#### Record set:

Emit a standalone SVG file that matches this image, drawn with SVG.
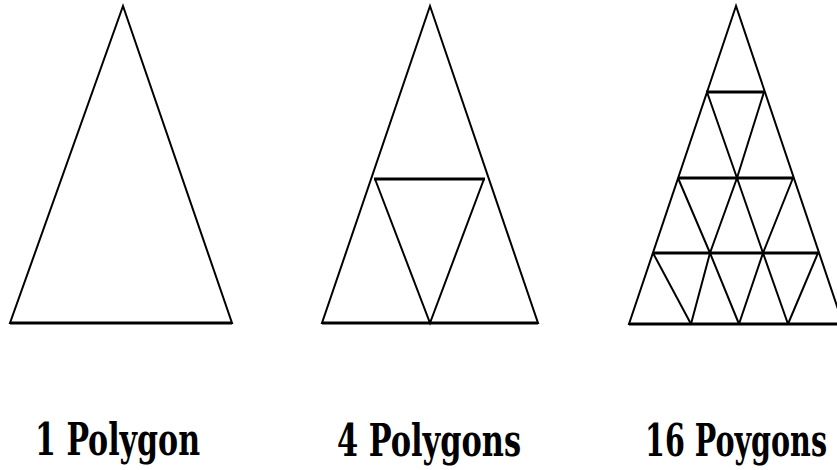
<svg xmlns="http://www.w3.org/2000/svg" width="837" height="470" viewBox="0 0 837 470">
<style>
.ln{fill:none;stroke:#000;stroke-width:2;stroke-linejoin:miter}
.hz{fill:none;stroke:#000;stroke-width:3}
.lbl{font-family:"DejaVu Serif Condensed","DejaVu Serif","Liberation Serif",serif;font-weight:bold;font-size:45px;fill:#000}
</style>
<rect width="837" height="470" fill="#fff"/>
<g id="fig1">
<polygon class="ln" points="123,6 10,323 232,323"/>
<line class="hz" x1="10" y1="323" x2="232" y2="323"/>
</g>
<g id="fig2">
<polygon class="ln" points="430,6 322,323 538,323"/>
<line class="hz" x1="322" y1="323" x2="538" y2="323"/>
<line class="hz" x1="374" y1="179" x2="485" y2="179"/>
<polyline class="ln" points="375,179 430,323 484,179"/>
</g>
<g id="fig3">
<polygon class="ln" points="736,6 629,324 843,324"/>
<line class="hz" x1="629" y1="324" x2="843" y2="324"/>
<line class="hz" x1="706" y1="92" x2="765" y2="92"/>
<line class="hz" x1="678" y1="178" x2="794" y2="178"/>
<line class="hz" x1="653" y1="253" x2="819" y2="253"/>
<polyline class="ln" points="707,92 737,178 763,253 788,324"/>
<polyline class="ln" points="764,92 737,178 710,253 691,324"/>
<polyline class="ln" points="678,178 710,253 739,324"/>
<polyline class="ln" points="793,178 763,253 739,324"/>
<line class="ln" x1="653" y1="253" x2="691" y2="324"/>
<line class="ln" x1="818" y1="253" x2="788" y2="324"/>
</g>
<g id="labels">
<text class="lbl" x="35" y="455" textLength="165" lengthAdjust="spacingAndGlyphs">1 Polygon</text>
<text class="lbl" x="337" y="456" textLength="184" lengthAdjust="spacingAndGlyphs">4 Polygons</text>
<text class="lbl" x="645" y="456" textLength="182" lengthAdjust="spacingAndGlyphs">16 Poygons</text>
</g>
</svg>
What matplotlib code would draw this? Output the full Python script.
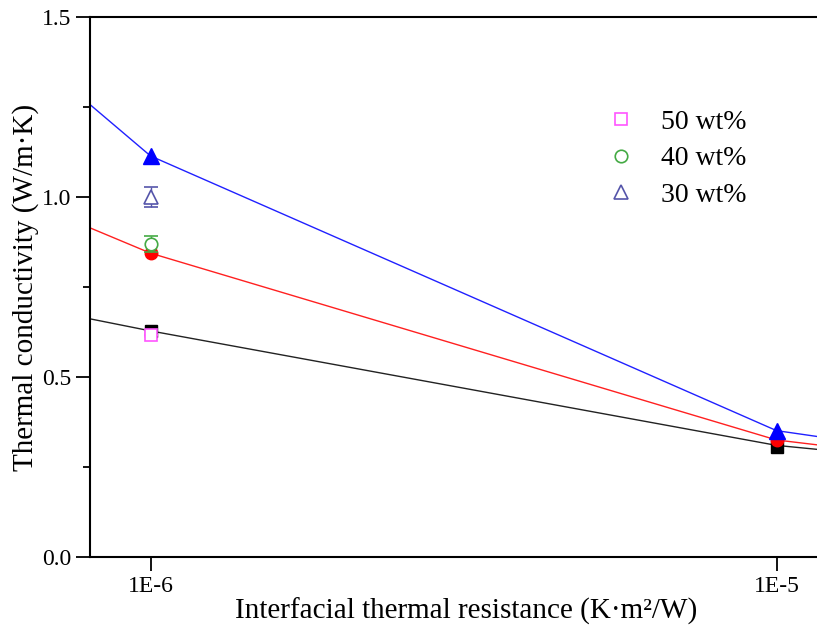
import matplotlib.pyplot as plt
from matplotlib.ticker import FixedLocator, NullLocator

plt.rcParams['font.family'] = ['Liberation Serif', 'DejaVu Serif']

# model curves (interfacial thermal resistance vs thermal conductivity)
model_x = [1e-7, 1e-6, 1e-5, 1e-4]
model_50 = [0.975, 0.628, 0.310, 0.14]
model_40 = [1.571, 0.844, 0.325, 0.117]
model_30 = [2.59, 1.114, 0.351, 0.10]

# filled model points
pt_x = [1e-6, 1e-5]
pt_50 = [0.628, 0.306]
pt_40 = [0.844, 0.325]
pt_30 = [1.114, 0.351]

# experimental values
exp_x = [1e-6]
exp_50 = [0.617]
exp_40 = [0.869]
exp_30 = [1.0]
err_50 = [0.0]
err_40 = [0.022]
err_30 = [0.027]

labels = ['50 wt%', '40 wt%', '30 wt%']

fig = plt.figure(figsize=(8.17, 6.32), dpi=100)
ax = fig.add_axes([0.110, 0.1187, 0.92, 0.8544])

ax.plot(model_x, model_50, color='#222222', lw=1)
ax.plot(model_x, model_40, color='#ff2020', lw=1)
ax.plot(model_x, model_30, color='#2020ff', lw=1)

ax.plot(pt_x, pt_50, 's', color='black', ms=8, zorder=3)
ax.plot(pt_x, pt_40, 'o', color='red', ms=9, zorder=3)
ax.plot(pt_x, pt_30, '^', color='blue', ms=11, zorder=3)

h1 = ax.errorbar(exp_x, exp_50, yerr=err_50, fmt='s', color='#ff55ff', mfc='white',
                 ms=8, mew=1.2, capsize=5, elinewidth=1, zorder=4)
h2 = ax.errorbar(exp_x, exp_40, yerr=err_40, fmt='o', color='#44aa44', mfc='white',
                 ms=9, mew=1.2, capsize=5, elinewidth=1, zorder=4)
h3 = ax.errorbar(exp_x, exp_30, yerr=err_30, fmt='^', color='#5555aa', mfc='white',
                 ms=10, mew=1.2, capsize=5, elinewidth=1, zorder=4)

ax.set_xscale('log')
ax.set_xlim(8.0e-7, 1.27e-5)
ax.set_ylim(0, 1.5)
ax.xaxis.set_major_locator(FixedLocator([1e-6, 1e-5]))
ax.xaxis.set_minor_locator(NullLocator())
ax.set_xticklabels(['1E-6', '1E-5'])
ax.set_yticks([0, 0.5, 1.0, 1.5])
ax.set_yticklabels(['0.0', '0.5', '1.0', '1.5'])
ax.set_yticks([0.25, 0.75, 1.25], minor=True)

ax.tick_params(direction='out', length=10, width=1.3, labelsize=17)
ax.tick_params(which='minor', direction='out', length=5, width=1.3)
ax.spines['right'].set_visible(False)
for s in ['left', 'bottom', 'top']:
    ax.spines[s].set_linewidth(1.5)

ax.set_xlabel('Interfacial thermal resistance (K·m²/W)', fontsize=21, labelpad=1)
ax.set_ylabel('Thermal conductivity (W/m·K)', fontsize=21, labelpad=2)

leg = ax.legend([h1[0], h2[0], h3[0]], labels, loc='upper left',
                bbox_to_anchor=(0.645, 0.875), frameon=False, fontsize=20,
                handletextpad=0.7, labelspacing=0.4, handlelength=1.5)

fig.savefig('out.png', dpi=100)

#### Goal of the exercise:
Transcribe the full listing character for character. Pictures are excluded.

#### Task result:
Emit a standalone SVG file that matches this image, drawn with SVG.
<svg xmlns="http://www.w3.org/2000/svg" width="837" height="470" viewBox="0 0 837 470">
<style>
.ln{fill:none;stroke:#000;stroke-width:2;stroke-linejoin:miter}
.hz{fill:none;stroke:#000;stroke-width:3}
.lbl{font-family:"DejaVu Serif Condensed","DejaVu Serif","Liberation Serif",serif;font-weight:bold;font-size:45px;fill:#000}
</style>
<rect width="837" height="470" fill="#fff"/>
<g id="fig1">
<polygon class="ln" points="123,6 10,323 232,323"/>
<line class="hz" x1="10" y1="323" x2="232" y2="323"/>
</g>
<g id="fig2">
<polygon class="ln" points="430,6 322,323 538,323"/>
<line class="hz" x1="322" y1="323" x2="538" y2="323"/>
<line class="hz" x1="374" y1="179" x2="485" y2="179"/>
<polyline class="ln" points="375,179 430,323 484,179"/>
</g>
<g id="fig3">
<polygon class="ln" points="736,6 629,324 843,324"/>
<line class="hz" x1="629" y1="324" x2="843" y2="324"/>
<line class="hz" x1="706" y1="92" x2="765" y2="92"/>
<line class="hz" x1="678" y1="178" x2="794" y2="178"/>
<line class="hz" x1="653" y1="253" x2="819" y2="253"/>
<polyline class="ln" points="707,92 737,178 763,253 788,324"/>
<polyline class="ln" points="764,92 737,178 710,253 691,324"/>
<polyline class="ln" points="678,178 710,253 739,324"/>
<polyline class="ln" points="793,178 763,253 739,324"/>
<line class="ln" x1="653" y1="253" x2="691" y2="324"/>
<line class="ln" x1="818" y1="253" x2="788" y2="324"/>
</g>
<g id="labels">
<text class="lbl" x="35" y="455" textLength="165" lengthAdjust="spacingAndGlyphs">1 Polygon</text>
<text class="lbl" x="337" y="456" textLength="184" lengthAdjust="spacingAndGlyphs">4 Polygons</text>
<text class="lbl" x="645" y="456" textLength="182" lengthAdjust="spacingAndGlyphs">16 Poygons</text>
</g>
</svg>
What matplotlib code would draw this? Output the full Python script.
import matplotlib.pyplot as plt
from matplotlib.ticker import FixedLocator, NullLocator

plt.rcParams['font.family'] = ['Liberation Serif', 'DejaVu Serif']

# model curves (interfacial thermal resistance vs thermal conductivity)
model_x = [1e-7, 1e-6, 1e-5, 1e-4]
model_50 = [0.975, 0.628, 0.310, 0.14]
model_40 = [1.571, 0.844, 0.325, 0.117]
model_30 = [2.59, 1.114, 0.351, 0.10]

# filled model points
pt_x = [1e-6, 1e-5]
pt_50 = [0.628, 0.306]
pt_40 = [0.844, 0.325]
pt_30 = [1.114, 0.351]

# experimental values
exp_x = [1e-6]
exp_50 = [0.617]
exp_40 = [0.869]
exp_30 = [1.0]
err_50 = [0.0]
err_40 = [0.022]
err_30 = [0.027]

labels = ['50 wt%', '40 wt%', '30 wt%']

fig = plt.figure(figsize=(8.17, 6.32), dpi=100)
ax = fig.add_axes([0.110, 0.1187, 0.92, 0.8544])

ax.plot(model_x, model_50, color='#222222', lw=1)
ax.plot(model_x, model_40, color='#ff2020', lw=1)
ax.plot(model_x, model_30, color='#2020ff', lw=1)

ax.plot(pt_x, pt_50, 's', color='black', ms=8, zorder=3)
ax.plot(pt_x, pt_40, 'o', color='red', ms=9, zorder=3)
ax.plot(pt_x, pt_30, '^', color='blue', ms=11, zorder=3)

h1 = ax.errorbar(exp_x, exp_50, yerr=err_50, fmt='s', color='#ff55ff', mfc='white',
                 ms=8, mew=1.2, capsize=5, elinewidth=1, zorder=4)
h2 = ax.errorbar(exp_x, exp_40, yerr=err_40, fmt='o', color='#44aa44', mfc='white',
                 ms=9, mew=1.2, capsize=5, elinewidth=1, zorder=4)
h3 = ax.errorbar(exp_x, exp_30, yerr=err_30, fmt='^', color='#5555aa', mfc='white',
                 ms=10, mew=1.2, capsize=5, elinewidth=1, zorder=4)

ax.set_xscale('log')
ax.set_xlim(8.0e-7, 1.27e-5)
ax.set_ylim(0, 1.5)
ax.xaxis.set_major_locator(FixedLocator([1e-6, 1e-5]))
ax.xaxis.set_minor_locator(NullLocator())
ax.set_xticklabels(['1E-6', '1E-5'])
ax.set_yticks([0, 0.5, 1.0, 1.5])
ax.set_yticklabels(['0.0', '0.5', '1.0', '1.5'])
ax.set_yticks([0.25, 0.75, 1.25], minor=True)

ax.tick_params(direction='out', length=10, width=1.3, labelsize=17)
ax.tick_params(which='minor', direction='out', length=5, width=1.3)
ax.spines['right'].set_visible(False)
for s in ['left', 'bottom', 'top']:
    ax.spines[s].set_linewidth(1.5)

ax.set_xlabel('Interfacial thermal resistance (K·m²/W)', fontsize=21, labelpad=1)
ax.set_ylabel('Thermal conductivity (W/m·K)', fontsize=21, labelpad=2)

leg = ax.legend([h1[0], h2[0], h3[0]], labels, loc='upper left',
                bbox_to_anchor=(0.645, 0.875), frameon=False, fontsize=20,
                handletextpad=0.7, labelspacing=0.4, handlelength=1.5)

fig.savefig('out.png', dpi=100)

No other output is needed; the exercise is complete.